Above: The setting sun reflects off a tailings pond behind Syncrude’s oilsands upgrading facility north of Fort McMurray on June 18. The plant converts bitumen extracted from oilsands into synthetic crude oil, which is then piped to southern refineries. Alberta’s oilsands are the third largest proven oil reserve in the world. Photograph by: Ryan Jackson, Edmonton Journal.
75 Alberta environment regulators now paid by oil industry
More than 75 environment officers who watched over oil industry activities left the provincial environment department this fall, to take higher paying jobs with the new industry-funded Alberta Energy Regulator. Another 75-plus are expected to leave in the spring.
In mid-November, the department also began handing over to the regulator thousands of files on oil industry activity pertaining to the Public Lands Act, according to documents obtained by the Journal.
This shift in staffing and the moving of years of files out of a government department to the new arm’s length regulator are key steps in the government’s plan, announced last spring, to create a more streamlined approval process for oil companies that wanted “one window” to get permits for new projects.
Previously, companies had to apply to the environment department for some permits and to the old regulator, the now defunct Energy Resources Conservation Board.
To achieve the “one window,” the provincial government handed over to the privately funded regulator responsibility for administering the Water Act, Public Lands Act, and the Environmental Protection and Enhancement Act (dealing with spills) as they pertain to energy companies.
Former Energy Minister Ken Hughes said last spring that the new regulator will have checks and transparency built in to make sure it enforces environment laws as strongly as occurred under the environment department. The new regulator is funded solely by industry, whereas previously, the regulator was funded jointly by industry and government.
But New Democrat Rachel Notley worries the dismantling of large parts of the environment department will result in weaker protection because the Alberta Energy Regulator’s mandate is to advance oil industry activity.
“This is just another step going down this road — we now have a regulator whose prime mandate in legislation is to promote economic development and it is now also the prime environmental enforcer in the oilpatch,” said Notley.
Environment department staff began to move over in September, with the bulk leaving in late November, according to documents. The group includes fish and wildlife officers, forestry officers, biologists, and rangers in various locations.
The salaries in some cases are 25 to 80 per cent higher, noted Mike Dempsey, a vice-president of the Alberta Union of Provincial Employees. Many are union members who must give up AUPE membership to transfer, he added.

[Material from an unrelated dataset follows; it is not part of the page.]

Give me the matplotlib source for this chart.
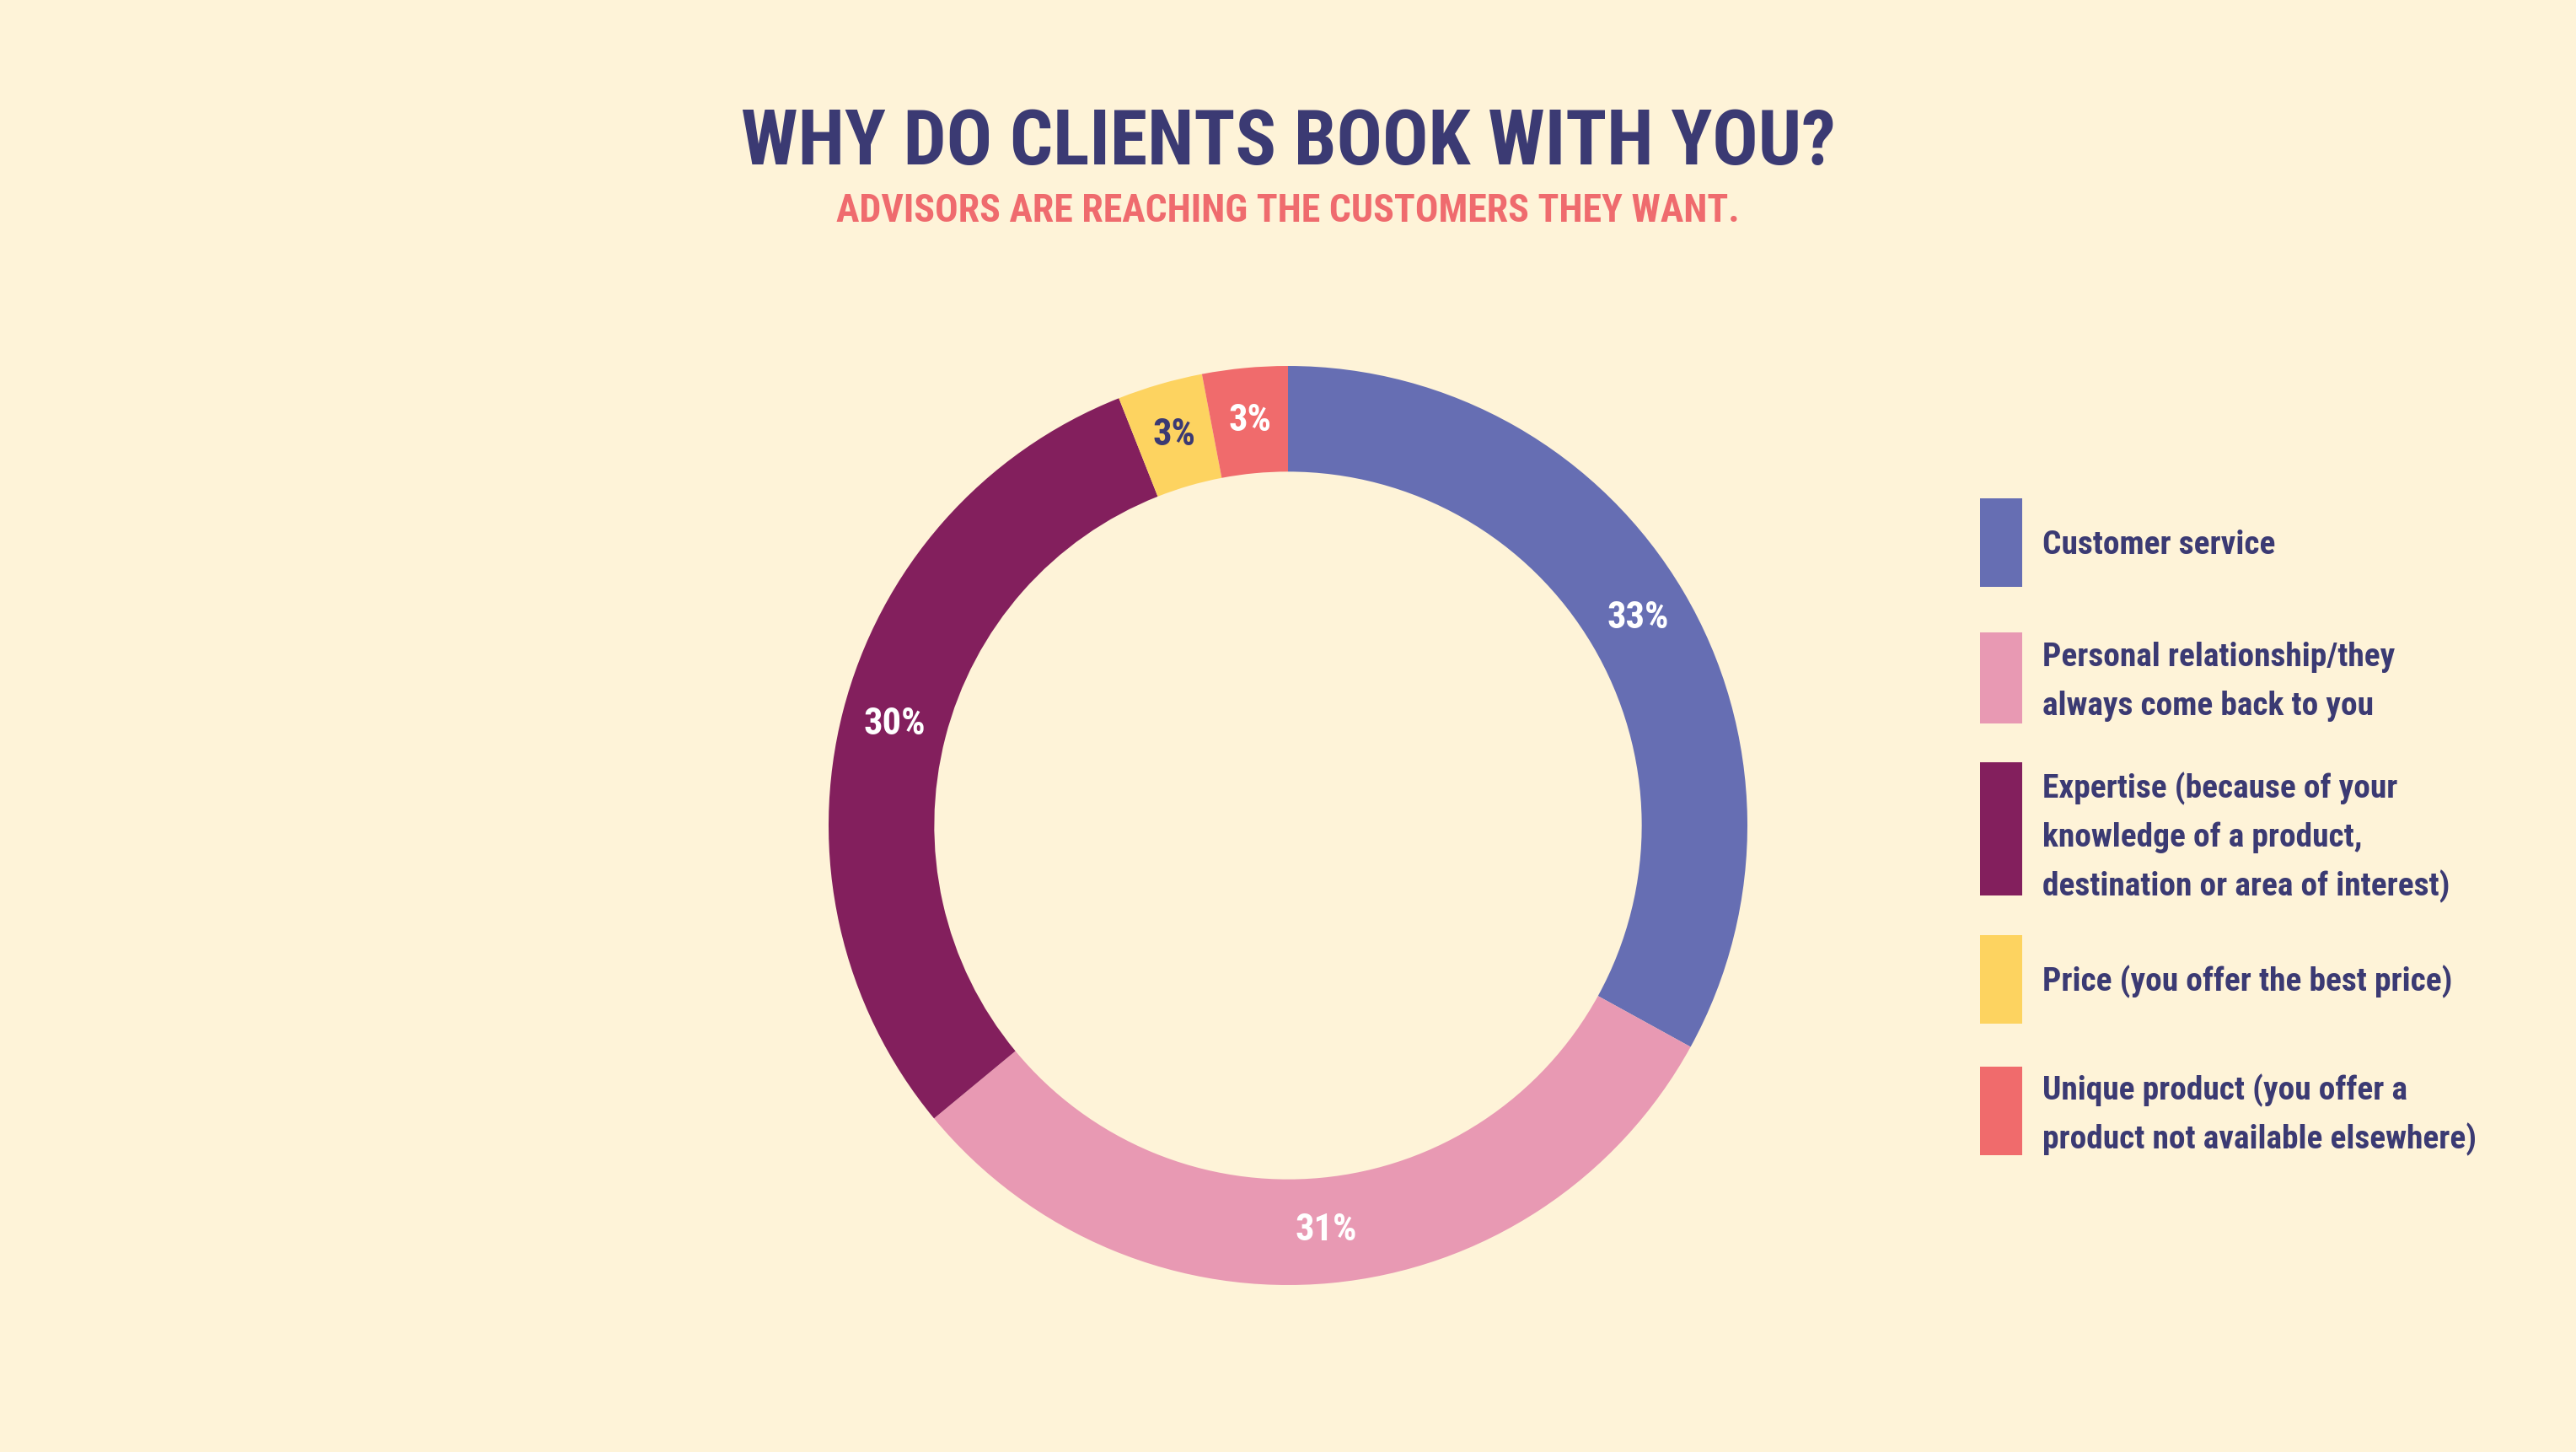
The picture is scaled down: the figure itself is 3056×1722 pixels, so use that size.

“We’re hoping they are bringing their work ethic over there,” said Dempsey. “We’re trying to take a glass-is-half-full approach. “
But there’s “a lot of talk around the coffee table,” about the perception of potential conflict of interest when employees’ salaries are paid by the industry they are enforcing, and not by taxpayers, he said.
“How unbiased can this be, just in perception?” said Dempsey.
Enforcement officers “will be in the position” of handing out penalties for poor practices on land-clearing to the companies paying their salaries, said Dempsey, adding that the department urged staff to apply for the new jobs.
The change for environmental enforcement is major and must be closely watched, said Notley.
“I think it’s going to come down to the culture of the organization,” and industry has more opportunity to influence the new regulator given that its chairman of the board is Gerry Protti, a founder of the oil industry lobby group, the Canadian Association of Petroleum Producers, she said.
Under Protti is chief executive, Jim Ellis, a former deputy minister of environment. His record is troubling, said Notley.
“It was on Ellis’s watch,” said Notley, that the department circulated an internal briefing note that criticized a respected environment group, the Pembina Institute, for publishing “negative media on the oilsands” and stated that was a reason to deny environmental groups standing at an oilsands hearing. The memo was revealed in a recent trial in which the judge ruled against the department.
Notley said she’s also worried that if the new regulator takes a softer approach to environmental enforcement for the energy industry, other industries will push the environment department to adopt the same approach.
Former Environment Minister Diana McQueen promised last spring that the department’s budget would not be cut, so there may be room to hire other staff, Notley noted.
The environment department will still oversee industries such as forestry and gravel excavation, and develop the regional land-use plans that will be key in determining acceptable industry activity and pollution levels, McQueen said.
Meanwhile, Brad Pickering, a longtime deputy minister, has been appointed to head Alberta’s environmental monitoring agency that will take over the job of measuring pollution in air, water and wildlife when the current joint federal provincial monitoring agency expires next year. That body may also hire away more people from the environment department, Dempsey added.
Pickering has been deputy minister of tourism, parks and recreation, solicitor general, sustainable resource development and municipal affairs.
Whitecourt MLA Robin Campbell took over the environment post two weeks ago.
A spokesperson for the Alberta Energy Regulator was unavailable for comment.